A few weeks before, he had burned the notebook containing the poetry he had written for her. He declared to her face that he had gotten rid of all the silly poems. Yet there still remained one piece that he had never shown her, known only to himself. He wrapped it into the jacket of his copy of Book of Songs, an ancient poetry anthology compiled by Confucius. He brought the book to America and had kept the poem in it all these years.

One night after his wife and son had gone to bed, he took out the poem and read it again. It went:

The Last Lesson

Again the ferryboat was canceled,
you told me on the phone.
This time the captain didn't grab a passenger
and get his own face smashed.
The boat was really falling apart,
docked for an emergency overhaul.

On the beach my shadow has doubled in length.
The life ring I just bought lies nearby,
half withered in the afternoon sun.
Alone, I'm sitting on an apple crate
and watching youngsters diving
in the shallows to compete for
the championship of holding breath.

What an idiot! Why volunteer
to teach you how to swim
while I myself can hardly keep my head
above the whirlpools you randomly spin?

He smiled after reading the poem, which he couldn't say he still liked and which was probably sappy and unfinished. But it was something that had once been close to his heart, and he wanted to keep it. He wrapped it back into the jacket of the book and put it on the shelf beside his desk.

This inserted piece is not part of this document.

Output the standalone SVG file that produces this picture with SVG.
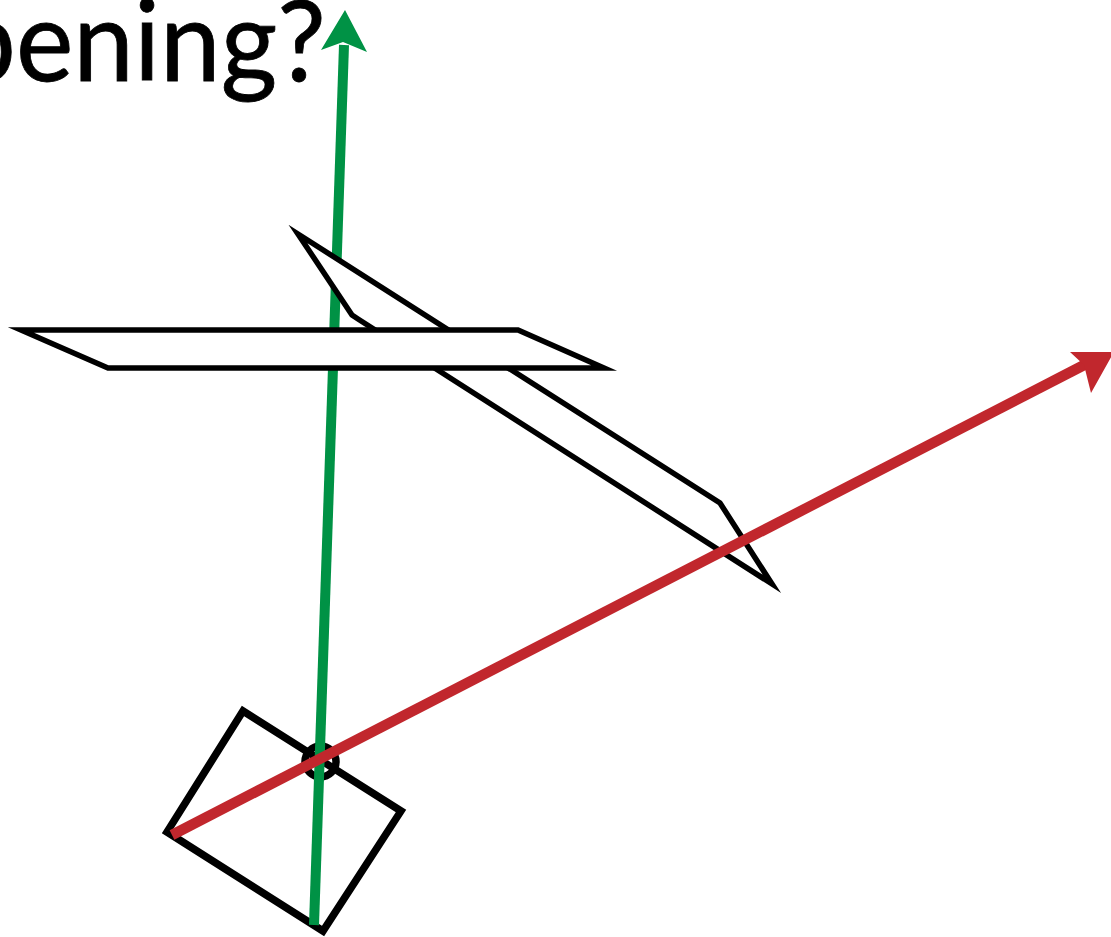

Lying on his bed, again he wondered whether he had been too impatient with Beina. For example, after she hadn't shown up at the beach, he had simply stopped offering her swimming lessons. Then came another breakup of theirs. Although tough in appearance, he couldn't really disentangle himself from her. One day he even went to the cafeteria near her dorm, just to look at her. She caught sight of him but pretended not to have seen him and kept talking loudly with the man in front of her in the mess line. Now and again she tossed a glance at Nan. When she had bought her lunch, she turned around and headed in his direction, but her eyes looked away. As she was drawing near, he spun around and rushed out of the dining hall.

If he had spoken to her, probably he could have resumed teaching her how to swim the next summer. That would have given him an opportunity for more physical contact with her. Sure, she wouldn't change much, but he could take her willfulness and caprice with aplomb to show he had a large heart. Eventually he might have gained the upper hand with her. Yet he was bitter and too proud of himself. It was his silly self-pride that gradually cemented the barrier between them. If only he'd had thicker skin; if only he had played fast and loose with her; if only he could have made her suffer.